The Story
Why it exists.
The beginning
Jameela means beautiful in Arabic. That simplicity carries through to the fragrance itself, a 2018 creation from perfumer Yaishe at Al Haramain. Not trying to be clever. Not reaching for complexity. Just sweetness, done well. The name invites without demanding, and the composition follows suit: approachable florals, fruit you can taste, sugar at every level. It's a fragrance that knows what it is.

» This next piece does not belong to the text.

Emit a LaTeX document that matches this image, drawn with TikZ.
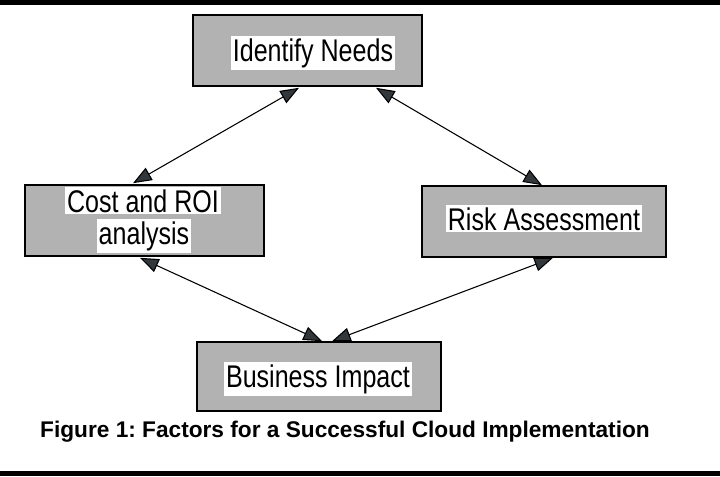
\documentclass[tikz,border=0pt]{standalone}
\usepackage{fontspec}
\setmainfont{Liberation Sans}
\newfontfamily\boxfont[FakeStretch=0.8]{Liberation Sans}
\usetikzlibrary{arrows.meta,calc}
\definecolor{boxgray}{RGB}{178,178,178}
\definecolor{tipgray}{RGB}{50,55,60}
\frenchspacing
\begin{document}
\begin{tikzpicture}[x=0.75pt,y=-0.75pt,
  factorbox/.style={draw=black,line width=1.2pt,fill=boxgray,inner sep=0pt},
  lbl/.style={fill=white,inner xsep=1.5pt,inner ysep=1.5pt,anchor=base,
    font=\boxfont\fontsize{23.5pt}{25pt}\selectfont},
  link/.style={draw=black,line width=0.8pt,
    {Triangle[length=14pt,width=10.5pt,fill=tipgray]}-{Triangle[length=14pt,width=10.5pt,fill=tipgray]}},
  caption/.style={anchor=base,font=\bfseries\fontsize{17pt}{19pt}\selectfont}]
\useasboundingbox (0,0) rectangle (720,476);
\fill[white] (0,0) rectangle (720,476);
\fill[black] (0,0) rectangle (720,5);
\fill[black] (0,471) rectangle (720,476);
% boxes
\node[factorbox,minimum width=171.75pt,minimum height=53.25pt] (ident) at (307.5,50.5) {};
\node[factorbox,minimum width=179.25pt,minimum height=53.25pt] (cost) at (144.5,220.5) {};
\node[factorbox,minimum width=183pt,minimum height=53.25pt] (risk) at (544,221.5) {};
\node[factorbox,minimum width=183pt,minimum height=51.75pt] (biz) at (319,376.5) {};
% labels
\node[lbl] (identT) at (313,61) {Identify Needs};
\node[lbl] (costA) at (143,212) {Cost and ROI};
\node[lbl] (costB) at (144,244) {analysis};
\node[lbl] (riskT) at (544,230) {Risk Assessment};
\node[lbl] (bizT) at (318,387) {Business Impact};
% connectors
\draw[link] ($(ident.south)+(-8.5,1)$) -- ($(cost.north)+(-11.5,-1)$);
\draw[link] ($(ident.south)+(68.5,1)$) -- ($(risk.north)+(-2,0)$);
\draw[link] ($(cost.south)+(-4.5,1)$) -- ($(biz.north)+(3,0)$);
\draw[link] ($(risk.south)+(9,0)$) -- ($(biz.north)+(13,0)$);
% caption
\node[caption] (cap) at (345,437) {Figure 1: Factors for a Successful Cloud Implementation};
\end{tikzpicture}
\end{document}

What makes Jameela work is its refusal to apologize for being sweet. Many oriental fragrances build sweetness as contrast against darker woods or resins. Here, sugar appears twice, in the heart as a structural element, in the base as a foundation. The white florals don't temper that sweetness; they give it somewhere to live, texture beneath the sugar rush. Jasmine adds warmth without adding green, which keeps the whole composition sliding toward the skin rather than sitting above it.
The evolution
The opening arrives soft. Bergamot barely registers as citrus, it reads more as brightness, a light source somewhere behind the plum. The plum itself is ripe, almost jammy, and white flowers fill in the space underneath without competing. This phase lasts a solid thirty minutes before the sugared heart takes over. The strawberry surfaces around the forty-minute mark. It's not fresh strawberry, it's the idea of strawberry, sweetened and stretched thin across the drydown. Jasmine rises with it, creamy and warm. Together they create a heart that's floral-gourmand in the truest sense: you're as close to eating the scent as wearing it. The base is where Jameela earns its longevity. Sugar and vanilla anchor the drydown, but the musk and woody notes pull it off skin and onto clothes, where it stays. On fabric, the powder-warm character intensifies overnight. You wake up and the collar still smells like something sweet happened there.
Cultural impact
Jameela arrived at a moment when Middle Eastern perfumery was expanding beyond traditional oud-heavy compositions into more accessible sweet florals. Its 2018 launch by Al Haramain positioned it within a growing category of modern Arab fragrances targeting younger consumers and international markets. The sweet, powdery floral-gourmand profile resonated with those seeking luxury without complexity. Jameela became part of a wave of fragrances that broadened the perception of what Gulf perfumery could offer, moving from exclusive niche appeal to wider accessibility while maintaining the rich, sweet character expected by regional consumers.